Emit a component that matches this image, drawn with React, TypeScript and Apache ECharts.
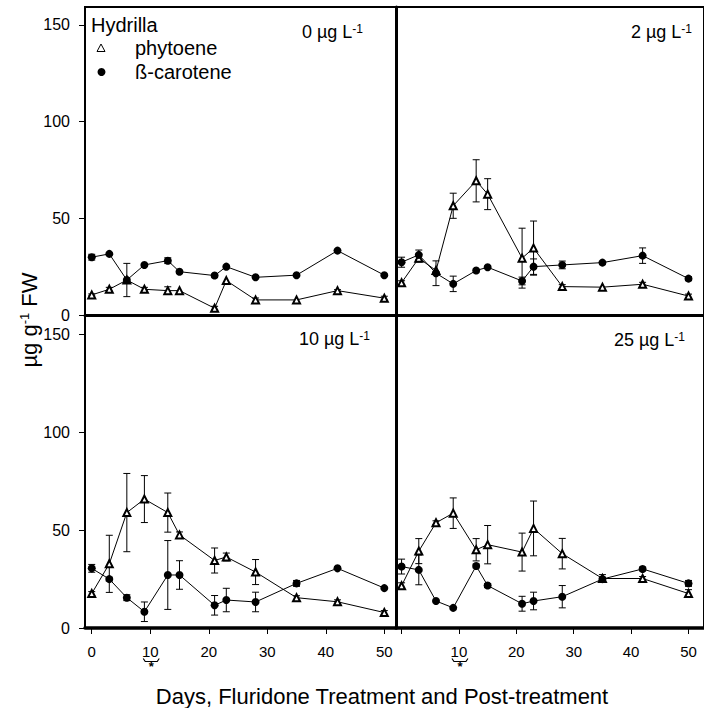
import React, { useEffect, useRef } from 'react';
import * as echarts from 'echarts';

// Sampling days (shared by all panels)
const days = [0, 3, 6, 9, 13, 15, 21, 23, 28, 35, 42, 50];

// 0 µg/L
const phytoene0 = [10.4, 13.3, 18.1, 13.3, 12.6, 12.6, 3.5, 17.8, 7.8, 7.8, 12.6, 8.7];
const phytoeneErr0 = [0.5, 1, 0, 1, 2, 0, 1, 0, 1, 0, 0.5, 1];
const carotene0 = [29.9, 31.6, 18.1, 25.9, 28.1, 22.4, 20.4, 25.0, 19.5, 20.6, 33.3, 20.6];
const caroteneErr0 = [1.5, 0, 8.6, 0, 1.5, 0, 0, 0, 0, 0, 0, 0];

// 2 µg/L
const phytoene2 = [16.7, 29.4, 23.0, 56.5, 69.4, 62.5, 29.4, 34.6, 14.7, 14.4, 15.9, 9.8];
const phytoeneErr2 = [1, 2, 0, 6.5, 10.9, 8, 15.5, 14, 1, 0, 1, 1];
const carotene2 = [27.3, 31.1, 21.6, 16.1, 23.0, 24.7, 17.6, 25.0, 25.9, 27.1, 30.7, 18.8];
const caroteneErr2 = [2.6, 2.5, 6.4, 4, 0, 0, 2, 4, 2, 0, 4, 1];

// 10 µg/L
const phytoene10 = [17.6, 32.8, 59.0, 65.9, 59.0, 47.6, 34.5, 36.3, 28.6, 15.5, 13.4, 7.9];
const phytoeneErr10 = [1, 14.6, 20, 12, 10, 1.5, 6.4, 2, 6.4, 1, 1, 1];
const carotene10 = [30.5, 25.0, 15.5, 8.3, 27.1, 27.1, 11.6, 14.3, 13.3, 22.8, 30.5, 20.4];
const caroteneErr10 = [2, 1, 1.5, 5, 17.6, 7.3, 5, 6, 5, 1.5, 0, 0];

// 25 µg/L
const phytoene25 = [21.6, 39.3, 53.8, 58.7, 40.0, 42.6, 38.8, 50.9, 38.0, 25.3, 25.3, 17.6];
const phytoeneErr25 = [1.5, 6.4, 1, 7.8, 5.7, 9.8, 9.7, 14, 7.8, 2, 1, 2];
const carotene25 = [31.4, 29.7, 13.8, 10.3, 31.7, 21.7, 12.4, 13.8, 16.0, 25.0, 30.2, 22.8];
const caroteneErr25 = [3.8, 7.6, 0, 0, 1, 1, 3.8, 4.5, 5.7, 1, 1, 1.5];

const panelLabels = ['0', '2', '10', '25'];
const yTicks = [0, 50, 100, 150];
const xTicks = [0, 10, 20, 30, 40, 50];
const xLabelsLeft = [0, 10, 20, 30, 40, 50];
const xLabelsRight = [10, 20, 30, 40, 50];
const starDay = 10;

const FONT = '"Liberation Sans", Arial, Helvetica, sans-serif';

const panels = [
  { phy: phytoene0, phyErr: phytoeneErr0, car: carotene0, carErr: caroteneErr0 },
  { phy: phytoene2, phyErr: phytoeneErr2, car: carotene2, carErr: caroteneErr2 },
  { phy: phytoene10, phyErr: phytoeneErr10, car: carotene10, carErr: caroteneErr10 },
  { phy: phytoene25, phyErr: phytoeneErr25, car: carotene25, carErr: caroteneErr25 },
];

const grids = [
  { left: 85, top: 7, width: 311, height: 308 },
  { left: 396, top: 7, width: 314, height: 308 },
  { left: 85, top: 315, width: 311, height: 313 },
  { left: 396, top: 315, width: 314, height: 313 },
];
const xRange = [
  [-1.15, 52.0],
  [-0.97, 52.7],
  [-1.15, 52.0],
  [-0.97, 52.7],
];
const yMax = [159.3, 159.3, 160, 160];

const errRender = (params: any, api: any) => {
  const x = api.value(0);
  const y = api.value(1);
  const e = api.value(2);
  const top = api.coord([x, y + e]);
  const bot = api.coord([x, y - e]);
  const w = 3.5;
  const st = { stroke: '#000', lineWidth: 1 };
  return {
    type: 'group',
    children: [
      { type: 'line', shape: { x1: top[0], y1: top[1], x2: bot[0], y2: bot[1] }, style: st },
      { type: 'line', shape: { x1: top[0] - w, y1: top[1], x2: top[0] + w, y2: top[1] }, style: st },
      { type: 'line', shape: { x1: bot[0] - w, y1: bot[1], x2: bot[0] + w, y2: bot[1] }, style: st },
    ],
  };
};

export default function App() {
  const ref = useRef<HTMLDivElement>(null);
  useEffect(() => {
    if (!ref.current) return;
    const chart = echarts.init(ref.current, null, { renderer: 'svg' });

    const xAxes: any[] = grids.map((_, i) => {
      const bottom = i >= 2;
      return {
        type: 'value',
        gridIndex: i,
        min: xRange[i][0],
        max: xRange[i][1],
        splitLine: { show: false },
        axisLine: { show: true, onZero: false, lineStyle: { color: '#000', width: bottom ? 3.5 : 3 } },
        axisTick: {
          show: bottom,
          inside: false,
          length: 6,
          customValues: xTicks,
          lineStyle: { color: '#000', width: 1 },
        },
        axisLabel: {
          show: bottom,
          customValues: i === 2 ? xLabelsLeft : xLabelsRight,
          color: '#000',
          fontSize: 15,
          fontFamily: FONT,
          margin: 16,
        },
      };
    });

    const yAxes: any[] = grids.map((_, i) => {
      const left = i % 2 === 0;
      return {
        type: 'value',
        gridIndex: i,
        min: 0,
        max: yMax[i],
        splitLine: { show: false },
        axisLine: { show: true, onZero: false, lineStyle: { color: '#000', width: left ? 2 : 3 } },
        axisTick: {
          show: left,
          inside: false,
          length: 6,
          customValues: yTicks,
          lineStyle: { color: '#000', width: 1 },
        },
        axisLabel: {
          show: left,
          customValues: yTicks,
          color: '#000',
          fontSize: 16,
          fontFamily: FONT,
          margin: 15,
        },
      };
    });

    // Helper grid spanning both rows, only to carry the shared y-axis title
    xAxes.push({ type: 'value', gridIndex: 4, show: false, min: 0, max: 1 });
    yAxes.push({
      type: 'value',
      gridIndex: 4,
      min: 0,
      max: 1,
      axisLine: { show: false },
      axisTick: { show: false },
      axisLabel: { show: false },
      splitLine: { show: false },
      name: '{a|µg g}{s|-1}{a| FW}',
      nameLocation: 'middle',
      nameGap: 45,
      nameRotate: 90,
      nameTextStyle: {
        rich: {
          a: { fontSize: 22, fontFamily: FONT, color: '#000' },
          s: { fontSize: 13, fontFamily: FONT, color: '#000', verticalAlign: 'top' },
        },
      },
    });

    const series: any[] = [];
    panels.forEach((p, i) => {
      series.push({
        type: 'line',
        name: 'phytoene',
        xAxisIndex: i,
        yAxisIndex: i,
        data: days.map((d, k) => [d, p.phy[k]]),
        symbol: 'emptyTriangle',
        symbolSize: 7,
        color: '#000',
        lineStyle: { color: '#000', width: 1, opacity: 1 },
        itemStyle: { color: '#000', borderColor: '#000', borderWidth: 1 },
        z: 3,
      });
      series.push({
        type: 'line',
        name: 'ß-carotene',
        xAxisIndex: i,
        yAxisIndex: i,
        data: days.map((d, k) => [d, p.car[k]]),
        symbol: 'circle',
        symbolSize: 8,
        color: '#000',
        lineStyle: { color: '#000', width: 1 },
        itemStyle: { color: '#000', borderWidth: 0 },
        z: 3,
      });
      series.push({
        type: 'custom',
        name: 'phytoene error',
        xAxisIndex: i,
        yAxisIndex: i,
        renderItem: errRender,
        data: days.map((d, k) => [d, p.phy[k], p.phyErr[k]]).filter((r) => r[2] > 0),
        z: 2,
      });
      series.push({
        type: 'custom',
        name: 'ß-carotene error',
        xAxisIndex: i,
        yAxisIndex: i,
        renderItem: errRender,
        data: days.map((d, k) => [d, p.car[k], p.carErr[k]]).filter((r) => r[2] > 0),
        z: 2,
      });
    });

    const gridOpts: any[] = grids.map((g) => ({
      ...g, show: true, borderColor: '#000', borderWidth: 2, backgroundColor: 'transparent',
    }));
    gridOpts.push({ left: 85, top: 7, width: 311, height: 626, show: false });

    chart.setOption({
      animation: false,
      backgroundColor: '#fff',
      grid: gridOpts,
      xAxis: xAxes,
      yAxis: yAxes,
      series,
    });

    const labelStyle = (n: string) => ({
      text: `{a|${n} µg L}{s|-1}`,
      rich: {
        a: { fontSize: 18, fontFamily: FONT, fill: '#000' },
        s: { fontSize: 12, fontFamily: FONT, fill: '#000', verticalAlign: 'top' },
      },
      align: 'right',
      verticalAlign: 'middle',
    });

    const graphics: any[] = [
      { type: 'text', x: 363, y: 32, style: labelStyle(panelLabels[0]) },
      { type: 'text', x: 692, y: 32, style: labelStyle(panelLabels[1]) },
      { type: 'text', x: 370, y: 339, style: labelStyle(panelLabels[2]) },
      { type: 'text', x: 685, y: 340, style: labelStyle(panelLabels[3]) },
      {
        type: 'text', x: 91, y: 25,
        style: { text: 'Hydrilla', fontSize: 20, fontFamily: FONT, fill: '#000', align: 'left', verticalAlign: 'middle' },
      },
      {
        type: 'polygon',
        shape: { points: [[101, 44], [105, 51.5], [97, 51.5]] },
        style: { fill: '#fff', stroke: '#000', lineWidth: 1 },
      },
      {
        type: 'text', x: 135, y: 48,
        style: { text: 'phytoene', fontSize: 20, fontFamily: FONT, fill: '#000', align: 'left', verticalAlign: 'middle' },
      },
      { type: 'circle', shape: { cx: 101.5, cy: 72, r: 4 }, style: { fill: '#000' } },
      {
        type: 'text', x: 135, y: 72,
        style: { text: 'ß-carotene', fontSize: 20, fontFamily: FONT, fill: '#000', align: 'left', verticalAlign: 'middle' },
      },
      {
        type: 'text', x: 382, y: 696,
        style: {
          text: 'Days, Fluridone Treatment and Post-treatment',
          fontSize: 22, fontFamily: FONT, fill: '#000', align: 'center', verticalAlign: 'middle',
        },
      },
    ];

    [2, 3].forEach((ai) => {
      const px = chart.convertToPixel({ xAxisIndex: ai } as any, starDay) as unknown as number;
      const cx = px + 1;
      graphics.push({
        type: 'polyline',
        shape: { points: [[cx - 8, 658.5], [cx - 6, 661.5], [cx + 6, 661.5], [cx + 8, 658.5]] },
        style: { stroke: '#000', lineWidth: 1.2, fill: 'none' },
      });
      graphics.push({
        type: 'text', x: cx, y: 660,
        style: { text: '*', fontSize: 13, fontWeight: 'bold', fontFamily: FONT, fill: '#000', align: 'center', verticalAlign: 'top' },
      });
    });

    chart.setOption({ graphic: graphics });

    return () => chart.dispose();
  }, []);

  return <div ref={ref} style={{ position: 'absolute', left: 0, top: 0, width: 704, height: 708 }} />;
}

##############################

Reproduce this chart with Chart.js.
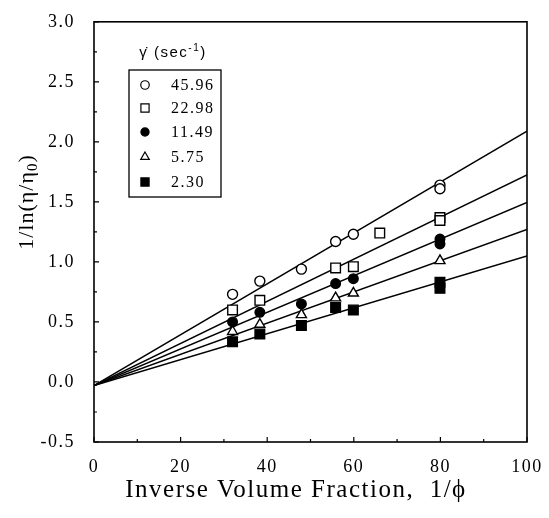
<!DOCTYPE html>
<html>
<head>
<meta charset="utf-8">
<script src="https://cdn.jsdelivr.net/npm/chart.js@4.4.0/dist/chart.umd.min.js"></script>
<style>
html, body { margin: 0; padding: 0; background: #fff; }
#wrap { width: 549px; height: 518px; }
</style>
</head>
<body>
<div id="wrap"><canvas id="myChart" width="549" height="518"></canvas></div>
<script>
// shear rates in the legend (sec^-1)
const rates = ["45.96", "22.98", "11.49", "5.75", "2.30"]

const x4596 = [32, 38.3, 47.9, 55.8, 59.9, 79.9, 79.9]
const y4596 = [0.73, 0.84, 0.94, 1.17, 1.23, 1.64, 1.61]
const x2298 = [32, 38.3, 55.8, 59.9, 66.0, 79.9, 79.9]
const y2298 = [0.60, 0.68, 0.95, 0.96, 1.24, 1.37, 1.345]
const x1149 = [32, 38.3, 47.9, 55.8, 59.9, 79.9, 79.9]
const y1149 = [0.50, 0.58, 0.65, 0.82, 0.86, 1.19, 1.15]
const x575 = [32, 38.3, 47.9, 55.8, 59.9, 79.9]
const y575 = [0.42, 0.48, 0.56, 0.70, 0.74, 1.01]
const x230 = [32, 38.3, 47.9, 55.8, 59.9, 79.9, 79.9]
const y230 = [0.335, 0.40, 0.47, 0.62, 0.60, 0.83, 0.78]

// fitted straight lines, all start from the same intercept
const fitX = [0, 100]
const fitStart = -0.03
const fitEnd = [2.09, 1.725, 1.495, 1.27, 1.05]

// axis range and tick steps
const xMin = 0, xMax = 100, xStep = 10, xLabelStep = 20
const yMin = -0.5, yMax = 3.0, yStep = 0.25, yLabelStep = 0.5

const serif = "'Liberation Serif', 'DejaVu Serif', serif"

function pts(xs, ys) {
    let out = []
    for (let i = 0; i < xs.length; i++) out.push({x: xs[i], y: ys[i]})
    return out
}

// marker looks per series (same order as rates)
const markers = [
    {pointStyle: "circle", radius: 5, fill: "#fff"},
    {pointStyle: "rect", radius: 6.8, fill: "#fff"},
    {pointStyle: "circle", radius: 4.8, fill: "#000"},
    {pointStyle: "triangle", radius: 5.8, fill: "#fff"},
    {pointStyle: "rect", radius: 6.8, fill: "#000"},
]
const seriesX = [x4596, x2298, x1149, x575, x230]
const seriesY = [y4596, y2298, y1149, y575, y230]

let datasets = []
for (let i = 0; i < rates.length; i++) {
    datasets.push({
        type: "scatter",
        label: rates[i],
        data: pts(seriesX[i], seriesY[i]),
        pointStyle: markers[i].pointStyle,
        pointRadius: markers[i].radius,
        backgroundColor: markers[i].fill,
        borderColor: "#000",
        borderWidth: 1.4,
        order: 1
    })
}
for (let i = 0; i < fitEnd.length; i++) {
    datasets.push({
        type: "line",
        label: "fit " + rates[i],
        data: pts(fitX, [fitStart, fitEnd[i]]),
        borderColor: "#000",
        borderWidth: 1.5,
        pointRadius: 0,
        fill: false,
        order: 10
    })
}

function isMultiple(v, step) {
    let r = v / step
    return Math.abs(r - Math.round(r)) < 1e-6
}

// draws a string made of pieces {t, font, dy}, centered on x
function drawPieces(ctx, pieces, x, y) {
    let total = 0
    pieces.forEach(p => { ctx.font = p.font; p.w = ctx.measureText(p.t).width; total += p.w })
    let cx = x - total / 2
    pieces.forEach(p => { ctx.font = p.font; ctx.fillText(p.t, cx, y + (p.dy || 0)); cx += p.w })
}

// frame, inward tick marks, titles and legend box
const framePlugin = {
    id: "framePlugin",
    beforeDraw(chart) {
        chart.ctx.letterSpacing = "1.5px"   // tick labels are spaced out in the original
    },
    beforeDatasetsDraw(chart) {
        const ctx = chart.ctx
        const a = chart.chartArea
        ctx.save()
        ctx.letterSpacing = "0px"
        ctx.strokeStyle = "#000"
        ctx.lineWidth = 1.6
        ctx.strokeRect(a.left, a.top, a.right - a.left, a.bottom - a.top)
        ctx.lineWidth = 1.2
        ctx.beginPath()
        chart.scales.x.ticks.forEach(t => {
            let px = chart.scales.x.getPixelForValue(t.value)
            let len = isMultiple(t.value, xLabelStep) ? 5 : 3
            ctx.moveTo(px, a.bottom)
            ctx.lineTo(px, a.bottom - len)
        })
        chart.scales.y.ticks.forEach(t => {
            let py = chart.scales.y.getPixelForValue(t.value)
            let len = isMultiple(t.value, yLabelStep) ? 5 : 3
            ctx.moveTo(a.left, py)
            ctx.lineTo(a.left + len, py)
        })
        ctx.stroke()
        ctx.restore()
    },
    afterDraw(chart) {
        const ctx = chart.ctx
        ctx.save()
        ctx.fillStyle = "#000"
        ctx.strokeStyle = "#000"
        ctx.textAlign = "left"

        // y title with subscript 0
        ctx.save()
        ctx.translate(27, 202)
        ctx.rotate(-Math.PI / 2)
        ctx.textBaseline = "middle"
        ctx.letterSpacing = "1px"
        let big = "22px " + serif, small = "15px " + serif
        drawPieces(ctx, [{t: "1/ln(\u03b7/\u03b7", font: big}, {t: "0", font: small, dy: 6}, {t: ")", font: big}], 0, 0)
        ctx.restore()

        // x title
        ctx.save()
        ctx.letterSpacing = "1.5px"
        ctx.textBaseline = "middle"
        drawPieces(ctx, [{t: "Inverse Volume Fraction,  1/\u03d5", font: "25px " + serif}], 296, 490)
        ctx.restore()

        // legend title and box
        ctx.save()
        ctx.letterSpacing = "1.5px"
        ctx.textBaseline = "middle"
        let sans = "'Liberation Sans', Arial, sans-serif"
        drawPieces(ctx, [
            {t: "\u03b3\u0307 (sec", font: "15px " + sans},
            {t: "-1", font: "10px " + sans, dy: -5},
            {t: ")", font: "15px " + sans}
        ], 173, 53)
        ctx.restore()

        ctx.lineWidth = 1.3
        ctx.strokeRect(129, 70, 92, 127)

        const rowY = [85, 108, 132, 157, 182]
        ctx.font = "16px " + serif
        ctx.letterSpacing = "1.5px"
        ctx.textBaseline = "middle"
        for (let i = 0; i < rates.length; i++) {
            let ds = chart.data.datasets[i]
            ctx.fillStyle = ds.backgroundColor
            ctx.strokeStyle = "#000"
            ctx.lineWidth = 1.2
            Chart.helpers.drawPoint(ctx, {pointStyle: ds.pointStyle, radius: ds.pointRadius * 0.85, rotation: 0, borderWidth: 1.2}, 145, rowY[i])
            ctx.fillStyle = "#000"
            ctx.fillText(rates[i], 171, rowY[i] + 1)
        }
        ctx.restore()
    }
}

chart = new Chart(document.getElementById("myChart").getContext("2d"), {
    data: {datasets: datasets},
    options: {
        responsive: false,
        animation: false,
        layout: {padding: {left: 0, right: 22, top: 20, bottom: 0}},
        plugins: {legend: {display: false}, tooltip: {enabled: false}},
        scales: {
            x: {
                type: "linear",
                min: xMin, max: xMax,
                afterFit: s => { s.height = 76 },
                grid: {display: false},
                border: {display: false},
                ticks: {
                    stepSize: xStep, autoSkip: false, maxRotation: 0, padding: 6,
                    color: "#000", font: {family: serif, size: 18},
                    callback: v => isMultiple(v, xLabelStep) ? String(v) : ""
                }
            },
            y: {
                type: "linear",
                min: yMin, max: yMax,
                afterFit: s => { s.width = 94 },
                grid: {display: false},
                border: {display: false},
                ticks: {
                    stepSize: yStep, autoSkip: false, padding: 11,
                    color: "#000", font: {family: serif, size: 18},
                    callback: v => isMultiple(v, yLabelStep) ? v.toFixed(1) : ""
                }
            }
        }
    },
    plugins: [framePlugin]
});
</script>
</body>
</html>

##############################

Keep to the stretch from the line containing "Emit a component" through the line containing "4, 2, 0, 4, 1];", both ends included, and copy it exactly from the listing above, minus the pictures.

Emit a component that matches this image, drawn with React, TypeScript and Apache ECharts.
import React, { useEffect, useRef } from 'react';
import * as echarts from 'echarts';

// Sampling days (shared by all panels)
const days = [0, 3, 6, 9, 13, 15, 21, 23, 28, 35, 42, 50];

// 0 µg/L
const phytoene0 = [10.4, 13.3, 18.1, 13.3, 12.6, 12.6, 3.5, 17.8, 7.8, 7.8, 12.6, 8.7];
const phytoeneErr0 = [0.5, 1, 0, 1, 2, 0, 1, 0, 1, 0, 0.5, 1];
const carotene0 = [29.9, 31.6, 18.1, 25.9, 28.1, 22.4, 20.4, 25.0, 19.5, 20.6, 33.3, 20.6];
const caroteneErr0 = [1.5, 0, 8.6, 0, 1.5, 0, 0, 0, 0, 0, 0, 0];

// 2 µg/L
const phytoene2 = [16.7, 29.4, 23.0, 56.5, 69.4, 62.5, 29.4, 34.6, 14.7, 14.4, 15.9, 9.8];
const phytoeneErr2 = [1, 2, 0, 6.5, 10.9, 8, 15.5, 14, 1, 0, 1, 1];
const carotene2 = [27.3, 31.1, 21.6, 16.1, 23.0, 24.7, 17.6, 25.0, 25.9, 27.1, 30.7, 18.8];
const caroteneErr2 = [2.6, 2.5, 6.4, 4, 0, 0, 2, 4, 2, 0, 4, 1];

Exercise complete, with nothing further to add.